■ **Exercise requirements**
Print exactly the lines from the first one down to the line that contains "cscale = alt.Scale(domain=groups, range=colors)", both included, and skip the pictures.

■ **Collected material**
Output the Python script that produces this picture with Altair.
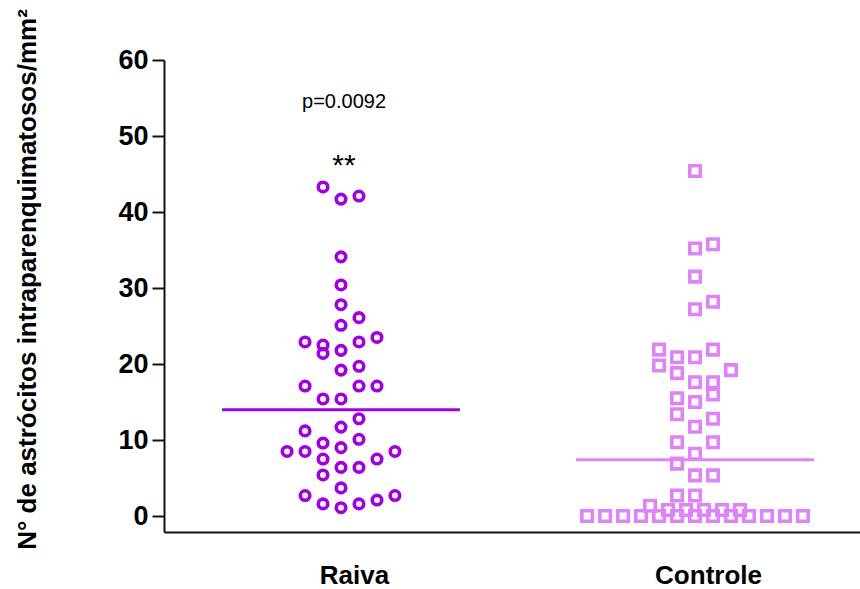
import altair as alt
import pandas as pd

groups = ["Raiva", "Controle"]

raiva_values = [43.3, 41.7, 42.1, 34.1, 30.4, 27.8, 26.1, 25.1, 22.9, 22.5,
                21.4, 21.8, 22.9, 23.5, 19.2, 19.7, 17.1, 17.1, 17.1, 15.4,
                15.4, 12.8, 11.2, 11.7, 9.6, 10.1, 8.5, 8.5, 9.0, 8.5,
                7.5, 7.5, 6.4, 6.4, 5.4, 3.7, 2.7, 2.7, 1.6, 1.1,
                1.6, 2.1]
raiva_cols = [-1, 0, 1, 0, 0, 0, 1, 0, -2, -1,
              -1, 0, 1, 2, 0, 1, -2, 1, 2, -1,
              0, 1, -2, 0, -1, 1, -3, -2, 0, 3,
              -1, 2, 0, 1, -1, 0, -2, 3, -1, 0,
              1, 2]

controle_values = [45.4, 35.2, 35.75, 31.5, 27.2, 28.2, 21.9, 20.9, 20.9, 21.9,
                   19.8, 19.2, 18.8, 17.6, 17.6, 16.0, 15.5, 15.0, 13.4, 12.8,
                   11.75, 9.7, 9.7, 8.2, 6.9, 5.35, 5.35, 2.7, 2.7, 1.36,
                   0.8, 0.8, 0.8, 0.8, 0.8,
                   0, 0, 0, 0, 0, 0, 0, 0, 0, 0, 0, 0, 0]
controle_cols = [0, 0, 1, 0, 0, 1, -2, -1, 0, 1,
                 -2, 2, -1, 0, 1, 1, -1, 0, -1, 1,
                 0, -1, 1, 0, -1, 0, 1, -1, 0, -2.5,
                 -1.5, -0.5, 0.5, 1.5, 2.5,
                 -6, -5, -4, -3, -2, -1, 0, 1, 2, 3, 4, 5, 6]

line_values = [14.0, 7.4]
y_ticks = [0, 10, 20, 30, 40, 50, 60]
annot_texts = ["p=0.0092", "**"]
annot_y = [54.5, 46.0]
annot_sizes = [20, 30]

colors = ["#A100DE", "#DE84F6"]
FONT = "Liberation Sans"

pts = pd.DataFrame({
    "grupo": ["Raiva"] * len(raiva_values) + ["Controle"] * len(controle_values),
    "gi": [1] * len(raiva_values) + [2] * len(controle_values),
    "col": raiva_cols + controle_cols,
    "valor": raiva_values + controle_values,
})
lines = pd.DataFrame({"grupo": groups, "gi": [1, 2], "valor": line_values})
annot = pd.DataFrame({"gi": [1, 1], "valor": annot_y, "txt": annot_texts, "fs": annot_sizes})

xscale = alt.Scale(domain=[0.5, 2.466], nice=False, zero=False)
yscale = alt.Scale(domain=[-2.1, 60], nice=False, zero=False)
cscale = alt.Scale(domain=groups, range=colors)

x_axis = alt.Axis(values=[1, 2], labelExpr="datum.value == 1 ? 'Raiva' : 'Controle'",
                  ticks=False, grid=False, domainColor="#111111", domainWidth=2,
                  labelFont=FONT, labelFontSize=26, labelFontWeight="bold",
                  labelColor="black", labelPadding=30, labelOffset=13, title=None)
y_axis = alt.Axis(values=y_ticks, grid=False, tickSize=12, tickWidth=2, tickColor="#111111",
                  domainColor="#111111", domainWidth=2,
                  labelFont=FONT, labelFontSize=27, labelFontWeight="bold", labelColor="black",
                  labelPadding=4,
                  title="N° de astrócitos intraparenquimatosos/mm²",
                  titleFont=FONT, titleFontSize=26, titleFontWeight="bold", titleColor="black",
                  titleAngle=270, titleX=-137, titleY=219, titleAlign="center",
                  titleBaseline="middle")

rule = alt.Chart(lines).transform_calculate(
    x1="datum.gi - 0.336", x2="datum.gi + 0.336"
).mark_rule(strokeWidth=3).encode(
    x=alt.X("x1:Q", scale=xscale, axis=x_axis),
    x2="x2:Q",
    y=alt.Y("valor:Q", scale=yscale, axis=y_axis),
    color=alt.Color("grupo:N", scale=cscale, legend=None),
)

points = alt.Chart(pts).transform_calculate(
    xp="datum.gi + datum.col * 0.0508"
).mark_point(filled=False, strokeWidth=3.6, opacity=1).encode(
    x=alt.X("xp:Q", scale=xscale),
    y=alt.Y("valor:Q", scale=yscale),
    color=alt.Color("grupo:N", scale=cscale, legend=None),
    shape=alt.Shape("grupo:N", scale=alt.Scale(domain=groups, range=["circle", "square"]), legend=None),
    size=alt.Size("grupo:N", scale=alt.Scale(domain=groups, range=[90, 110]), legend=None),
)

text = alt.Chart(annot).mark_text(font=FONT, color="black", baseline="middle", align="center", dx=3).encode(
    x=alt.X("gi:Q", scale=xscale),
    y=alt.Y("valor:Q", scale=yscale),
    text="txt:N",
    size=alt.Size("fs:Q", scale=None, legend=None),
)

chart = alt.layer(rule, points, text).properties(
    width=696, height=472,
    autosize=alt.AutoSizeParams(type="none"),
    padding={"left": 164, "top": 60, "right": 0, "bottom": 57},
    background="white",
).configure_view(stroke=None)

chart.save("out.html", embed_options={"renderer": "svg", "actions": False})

■ **Full solution**
Output the Python script that produces this picture with Altair.
import altair as alt
import pandas as pd

groups = ["Raiva", "Controle"]

raiva_values = [43.3, 41.7, 42.1, 34.1, 30.4, 27.8, 26.1, 25.1, 22.9, 22.5,
                21.4, 21.8, 22.9, 23.5, 19.2, 19.7, 17.1, 17.1, 17.1, 15.4,
                15.4, 12.8, 11.2, 11.7, 9.6, 10.1, 8.5, 8.5, 9.0, 8.5,
                7.5, 7.5, 6.4, 6.4, 5.4, 3.7, 2.7, 2.7, 1.6, 1.1,
                1.6, 2.1]
raiva_cols = [-1, 0, 1, 0, 0, 0, 1, 0, -2, -1,
              -1, 0, 1, 2, 0, 1, -2, 1, 2, -1,
              0, 1, -2, 0, -1, 1, -3, -2, 0, 3,
              -1, 2, 0, 1, -1, 0, -2, 3, -1, 0,
              1, 2]

controle_values = [45.4, 35.2, 35.75, 31.5, 27.2, 28.2, 21.9, 20.9, 20.9, 21.9,
                   19.8, 19.2, 18.8, 17.6, 17.6, 16.0, 15.5, 15.0, 13.4, 12.8,
                   11.75, 9.7, 9.7, 8.2, 6.9, 5.35, 5.35, 2.7, 2.7, 1.36,
                   0.8, 0.8, 0.8, 0.8, 0.8,
                   0, 0, 0, 0, 0, 0, 0, 0, 0, 0, 0, 0, 0]
controle_cols = [0, 0, 1, 0, 0, 1, -2, -1, 0, 1,
                 -2, 2, -1, 0, 1, 1, -1, 0, -1, 1,
                 0, -1, 1, 0, -1, 0, 1, -1, 0, -2.5,
                 -1.5, -0.5, 0.5, 1.5, 2.5,
                 -6, -5, -4, -3, -2, -1, 0, 1, 2, 3, 4, 5, 6]

line_values = [14.0, 7.4]
y_ticks = [0, 10, 20, 30, 40, 50, 60]
annot_texts = ["p=0.0092", "**"]
annot_y = [54.5, 46.0]
annot_sizes = [20, 30]

colors = ["#A100DE", "#DE84F6"]
FONT = "Liberation Sans"

pts = pd.DataFrame({
    "grupo": ["Raiva"] * len(raiva_values) + ["Controle"] * len(controle_values),
    "gi": [1] * len(raiva_values) + [2] * len(controle_values),
    "col": raiva_cols + controle_cols,
    "valor": raiva_values + controle_values,
})
lines = pd.DataFrame({"grupo": groups, "gi": [1, 2], "valor": line_values})
annot = pd.DataFrame({"gi": [1, 1], "valor": annot_y, "txt": annot_texts, "fs": annot_sizes})

xscale = alt.Scale(domain=[0.5, 2.466], nice=False, zero=False)
yscale = alt.Scale(domain=[-2.1, 60], nice=False, zero=False)
cscale = alt.Scale(domain=groups, range=colors)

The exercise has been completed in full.